Technologies For The Integration Of Manufacturing Applications (TIMA) (October 1994)
A Product-Family-Based Framework for Computer Integrated Manufacturing
Create an automation tool suite, enabling commercial software vendors to rapidly develop, maintain and join families of interoperating products--sets of manufacturing and business applications that work together and can be updated in parallel.

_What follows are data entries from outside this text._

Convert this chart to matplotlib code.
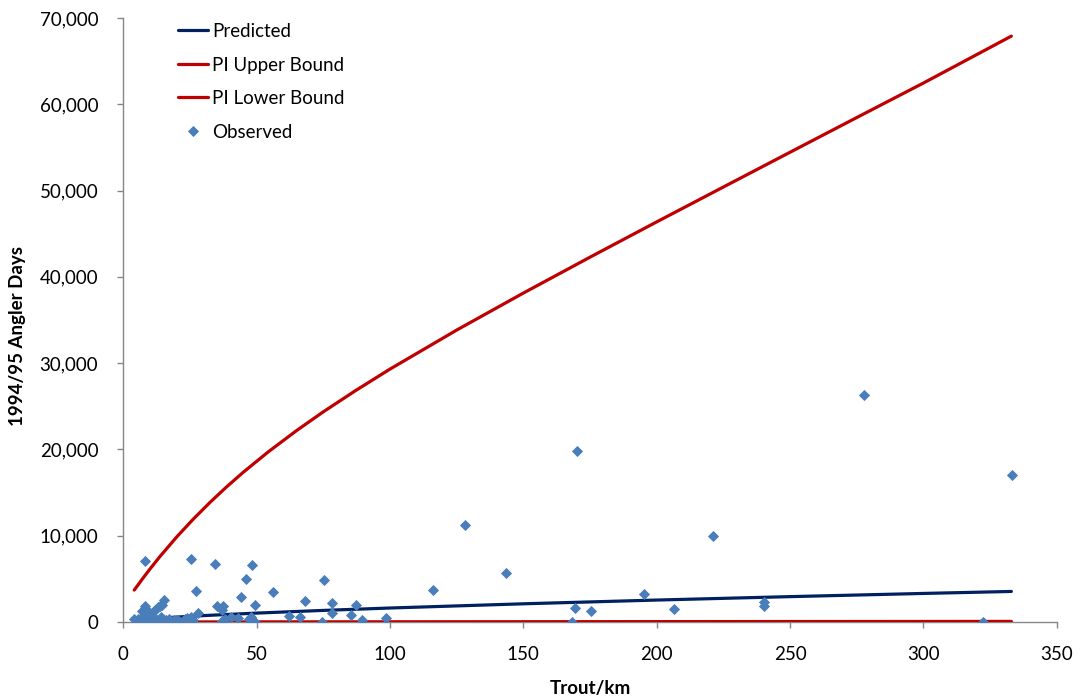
import matplotlib
matplotlib.use("Agg")
import matplotlib.pyplot as plt
from matplotlib.ticker import FuncFormatter

plt.rcParams['font.family'] = ['Lato', 'DejaVu Sans']

# ---- data ----
obs_x = [4.1, 5, 5.5, 6, 6.5, 7, 7, 7.5, 8, 8.3, 8.3, 8.5, 9, 9, 9.5, 10, 10, 10.5,
         11, 11, 12, 12, 12.5, 13, 13.6, 14, 14.5, 15.3, 15, 16, 17, 18, 19, 20, 21,
         22.4, 23, 24, 25.3, 25.3, 26, 27.3, 28, 34.3, 35.3, 37.4, 37, 37, 38, 40.5,
         43, 44.3, 46.1, 48.3, 47, 48, 48, 49.4, 49.5, 56.2, 62.2, 66.3, 68.1, 74.4,
         75.3, 78.1, 78.1, 85.3, 87.3, 89.4, 98.4, 116.3, 128, 143.4, 168.2, 169.3,
         170.3, 175.4, 195.4, 206.5, 221.3, 240.3, 240.3, 277.8, 322.5, 333.3]
obs_y = [300, 100, 400, 200, 50, 600, 1300, 300, 1900, 1600, 7060, 0, 800, 400, 100,
         1000, 300, 600, 1200, 0, 1400, 400, 200, 1700, 1800, 600, 2000, 2500, 300,
         200, 400, 100, 250, 200, 100, 120, 300, 500, 620, 7290, 200, 3620, 1000,
         6680, 1850, 1850, 1390, 120, 400, 620, 430, 2930, 4980, 6600, 300, 620, 0,
         1970, 0, 3440, 690, 620, 2470, 40, 4860, 2160, 1080, 810, 1970, 260, 520,
         3660, 11200, 5640, 40, 1660, 19830, 1310, 3240, 1470, 9950, 2350, 1850,
         26270, 0, 16980]

line_x = [4.1, 10, 20, 30, 50, 75, 100, 150, 200, 250, 300, 333]
pred_y = [203, 363, 570, 741, 1032, 1344, 1621, 2109, 2544, 2940, 3310, 3540]
lower_y = [2, 4, 7, 10, 15, 20, 25, 35, 45, 55, 60, 70]

upper_x = [4.1, 7.5, 10, 13.8, 20, 26.2, 32.5, 38.8, 45, 54.4, 65, 75, 87, 100,
           125, 150, 175, 200, 225, 250, 275, 300, 333]
upper_y = [3700, 5130, 6140, 7610, 9850, 11910, 13860, 15680, 17360, 19730, 22190,
           24360, 26800, 29310, 33830, 38120, 42280, 46370, 50410, 54440, 58460,
           62460, 67900]

x_ticks = [0, 50, 100, 150, 200, 250, 300, 350]
y_ticks = [0, 10000, 20000, 30000, 40000, 50000, 60000, 70000]

# ---- figure ----
W, H = 1080, 698
fig = plt.figure(figsize=(W / 100, H / 100), dpi=100)
ax = fig.add_axes([123.3 / W, 1 - 622 / H, (1056.7 - 123.3) / W, (622 - 18) / H])

navy = '#002060'
red = '#C00000'
blue = '#4A7EBB'
gray = '#868686'

ax.plot(line_x, pred_y, color=navy, lw=2.3, label='Predicted', zorder=3,
        solid_capstyle='round', solid_joinstyle='round')
ax.plot(upper_x, upper_y, color=red, lw=2.3, label='PI Upper Bound', zorder=3,
        solid_capstyle='round', solid_joinstyle='round')
ax.plot(line_x, lower_y, color=red, lw=2.3, label='PI Lower Bound', zorder=3,
        solid_capstyle='round')
ax.plot(obs_x, obs_y, linestyle='none', marker='D', ms=5.4, color=blue,
        markeredgewidth=0.6, markeredgecolor=blue, label='Observed', zorder=4)

ax.set_xlim(0, 350)
ax.set_ylim(0, 70000)
ax.set_xticks(x_ticks)
ax.set_yticks(y_ticks)
ax.yaxis.set_major_formatter(FuncFormatter(lambda v, p: f"{int(v):,}"))
ax.xaxis.set_major_formatter(FuncFormatter(lambda v, p: f"{int(v)}"))

for s in ['top', 'right']:
    ax.spines[s].set_visible(False)
for s in ['left', 'bottom']:
    ax.spines[s].set_color(gray)
    ax.spines[s].set_linewidth(1.0)

ax.tick_params(axis='both', direction='out', length=4, width=1.0, color=gray,
               labelsize=13.5, labelcolor='black')
ax.tick_params(axis='y', pad=14)
ax.tick_params(axis='x', pad=13)

fig.text(590 / W, 1 - 680 / H, 'Trout/km', ha='center', va='top',
         fontsize=13.5, fontweight='bold')
fig.text(18 / W, 1 - 336 / H, '1994/95 Angler Days', ha='center', va='center',
         rotation=90, fontsize=13.5, fontweight='bold')

leg = ax.legend(loc='upper left', bbox_to_anchor=(178 / W, 1 - 23 / H),
                bbox_transform=fig.transFigure, frameon=False, fontsize=13.5,
                handlelength=1.6, handletextpad=0.2, labelspacing=0.88,
                borderpad=0, borderaxespad=0, numpoints=1)

fig.savefig('out.png', dpi=100)
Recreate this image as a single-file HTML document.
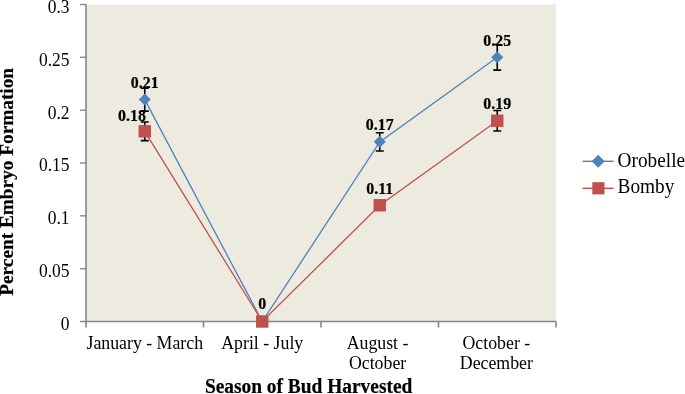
<!DOCTYPE html>
<html><head><meta charset="utf-8"><style>
html,body{margin:0;padding:0;background:#fff;}
body{width:685px;height:394px;overflow:hidden;}
svg{display:block;will-change:transform;}
text{font-family:"Liberation Serif",serif;fill:#000;}
.tk{font-size:17.5px;}
.lg{font-size:17.5px;}
.dl{font-size:15.5px;font-weight:bold;}
text[font-weight=bold]{stroke:#000;stroke-width:0.2px;}
.ti{font-size:19.2px;font-weight:bold;}
</style></head><body>
<svg width="685" height="394" viewBox="0 0 685 394">
<rect x="86.0" y="4.5" width="470.0" height="317.0" fill="#EDEBE0"/>
<path d="M86.0 4.2V322.0" stroke="#868686" stroke-width="1.6" fill="none"/>
<path d="M85.2 321.5H556.0" stroke="#868686" stroke-width="1.6" fill="none"/>
<path d="M80 321.50H86.0" stroke="#868686" stroke-width="1.4"/>
<path d="M80 268.67H86.0" stroke="#868686" stroke-width="1.4"/>
<path d="M80 215.83H86.0" stroke="#868686" stroke-width="1.4"/>
<path d="M80 163.00H86.0" stroke="#868686" stroke-width="1.4"/>
<path d="M80 110.17H86.0" stroke="#868686" stroke-width="1.4"/>
<path d="M80 57.33H86.0" stroke="#868686" stroke-width="1.4"/>
<path d="M80 4.50H86.0" stroke="#868686" stroke-width="1.4"/>
<path d="M86.00 321.5V327.5" stroke="#868686" stroke-width="1.6"/>
<path d="M203.50 321.5V327.5" stroke="#868686" stroke-width="1.6"/>
<path d="M321.00 321.5V327.5" stroke="#868686" stroke-width="1.6"/>
<path d="M438.50 321.5V327.5" stroke="#868686" stroke-width="1.6"/>
<path d="M556.00 321.5V327.5" stroke="#868686" stroke-width="1.6"/>
<text transform="translate(69.50 329.90) scale(1 1.11)" text-anchor="end" font-size="17.5">0</text>
<text transform="translate(69.50 277.07) scale(1 1.11)" text-anchor="end" font-size="17.5">0.05</text>
<text transform="translate(69.50 224.23) scale(1 1.11)" text-anchor="end" font-size="17.5">0.1</text>
<text transform="translate(69.50 171.40) scale(1 1.11)" text-anchor="end" font-size="17.5">0.15</text>
<text transform="translate(69.50 118.57) scale(1 1.11)" text-anchor="end" font-size="17.5">0.2</text>
<text transform="translate(69.50 65.73) scale(1 1.11)" text-anchor="end" font-size="17.5">0.25</text>
<text transform="translate(69.50 12.90) scale(1 1.11)" text-anchor="end" font-size="17.5">0.3</text>
<text transform="translate(144.75 348.70) scale(1 1.08)" text-anchor="middle" font-size="17.8">January - March</text>
<text transform="translate(262.25 348.70) scale(1 1.08)" text-anchor="middle" font-size="17.8">April - July</text>
<text transform="translate(377.55 348.70) scale(1 1.08)" text-anchor="middle" font-size="17.8">August -</text>
<text transform="translate(377.55 369.00) scale(1 1.08)" text-anchor="middle" font-size="17.8">October</text>
<text transform="translate(496.35 348.70) scale(1 1.08)" text-anchor="middle" font-size="17.8">October -</text>
<text transform="translate(496.35 369.00) scale(1 1.08)" text-anchor="middle" font-size="17.8">December</text>
<text transform="translate(308.60 393.30) scale(1 1.065)" text-anchor="middle" font-size="19.4" font-weight="bold">Season of Bud Harvested</text>
<text transform="translate(13.1 67.9) rotate(-90) scale(1 0.97)" text-anchor="end" font-size="19.3" font-weight="bold"><tspan letter-spacing="0">Percent </tspan>Embryo Formation</text>
<polyline points="144.75,99.60 262.25,321.50 379.75,141.87 497.25,57.33" fill="none" stroke="#4F81BD" stroke-width="1.3"/>
<polyline points="144.75,131.30 262.25,321.50 379.75,205.27 497.25,120.73" fill="none" stroke="#C0504D" stroke-width="1.3"/>
<path d="M144.75 88.08V111.12M140.75 88.08H148.75M140.75 111.12H148.75" stroke="#000" stroke-width="1.6" fill="none"/>
<path d="M144.75 93.60L150.75 99.60L144.75 105.60L138.75 99.60Z" fill="#4F81BD"/>
<path d="M262.25 315.50L268.25 321.50L262.25 327.50L256.25 321.50Z" fill="#4F81BD"/>
<path d="M379.75 132.78V150.95M375.75 132.78H383.75M375.75 150.95H383.75" stroke="#000" stroke-width="1.6" fill="none"/>
<path d="M379.75 135.87L385.75 141.87L379.75 147.87L373.75 141.87Z" fill="#4F81BD"/>
<path d="M497.25 44.55V70.12M493.25 44.55H501.25M493.25 70.12H501.25" stroke="#000" stroke-width="1.6" fill="none"/>
<path d="M497.25 51.33L503.25 57.33L497.25 63.33L491.25 57.33Z" fill="#4F81BD"/>
<path d="M144.75 122.00V140.60M140.75 122.00H148.75M140.75 140.60H148.75" stroke="#000" stroke-width="1.6" fill="none"/>
<rect x="138.55" y="125.10" width="12.4" height="12.4" fill="#C0504D"/>
<rect x="256.05" y="315.30" width="12.4" height="12.4" fill="#C0504D"/>
<rect x="373.55" y="199.07" width="12.4" height="12.4" fill="#C0504D"/>
<path d="M497.25 110.48V130.98M493.25 110.48H501.25M493.25 130.98H501.25" stroke="#000" stroke-width="1.6" fill="none"/>
<rect x="491.05" y="114.53" width="12.4" height="12.4" fill="#C0504D"/>
<text transform="translate(144.75 87.90) scale(1 1.04)" text-anchor="middle" font-size="15.9" font-weight="bold">0.21</text>
<text transform="translate(145.90 120.90) scale(1 1.04)" text-anchor="end" font-size="15.9" font-weight="bold">0.18</text>
<text transform="translate(262.25 309.30) scale(1 1.04)" text-anchor="middle" font-size="15.9" font-weight="bold">0</text>
<text transform="translate(379.75 129.97) scale(1 1.04)" text-anchor="middle" font-size="15.9" font-weight="bold">0.17</text>
<text transform="translate(379.75 193.77) scale(1 1.04)" text-anchor="middle" font-size="15.9" font-weight="bold">0.11</text>
<text transform="translate(497.25 45.53) scale(1 1.04)" text-anchor="middle" font-size="15.9" font-weight="bold">0.25</text>
<text transform="translate(497.25 108.73) scale(1 1.04)" text-anchor="middle" font-size="15.9" font-weight="bold">0.19</text>
<path d="M582.6 161.3H613.6" stroke="#4F81BD" stroke-width="1.4"/>
<path d="M598.20 154.80L604.70 161.30L598.20 167.80L591.70 161.30Z" fill="#4F81BD"/>
<text transform="translate(617.60 166.50) scale(1 1.06)" text-anchor="start" font-size="19.3">Orobelle</text>
<path d="M582.6 188.3H613.6" stroke="#C0504D" stroke-width="1.4"/>
<rect x="592.30" y="182.20" width="12.2" height="12.2" fill="#C0504D"/>
<text transform="translate(617.60 192.60) scale(1 1.06)" text-anchor="start" font-size="19.3">Bomby</text>
</svg>
</body></html>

Sponsor: IBM Corporation1001 Harris Blvd.
Charlotte, NC 28262-8563
In the nearly trillion dollar electronics industry, speed and agility often determine success in a marketplace that renders new products obsolete within months. Computer-integrated manufacturing is key to responding quickly to market opportunities and competitive challenges. But with an estimated 85 percent of installed CIM software developed in-house, upgrades and other system changes are an onerous task. Much of the bottleneck is at the production end, where specific applications often are isolated from other processes or are linked by specially written computer codes. As a consequence, changing an application's software requires costly, time-consuming reprogramming efforts. Eliminating incompatibilities in manufacturing and business software could trim production lead times by 40 to 60 percent. IBM has proposed tackling the problem with a bottom-up approach by creating an automation tool suite, enabling commercial software vendors to rapidly develop, maintain, and join families of interoperating products--sets of manufacturing and business applications that work together and can be updated in parallel. With collaborators from the University of North Carolina in Charlotte, and in consultation with its customers and software suppliers, IBM intends to devise a reference model to guide development of interoperable products, made by individual vendors or by alliances of software suppliers that establish their own voluntary standard within the framework so that they can provide families of products targeted to specific processes or types of manufacturers. IBM's tool suite will include, for example, "re-engineering assistants" for updating and linking pre-existing "legacy" software and a "workbench" for specifying and documenting how products interoperate and for maintaining that interoperability over successive generations of products. The highly automated tools should reduce much of the manual programming labor now required to create interacting applications, thereby lowering cost barriers that deter commercial vendors from developing software for the factory floor. At the end of the project, IBM will demonstrate a prototype family of manufacturing applications for assembling and testing electronic cards.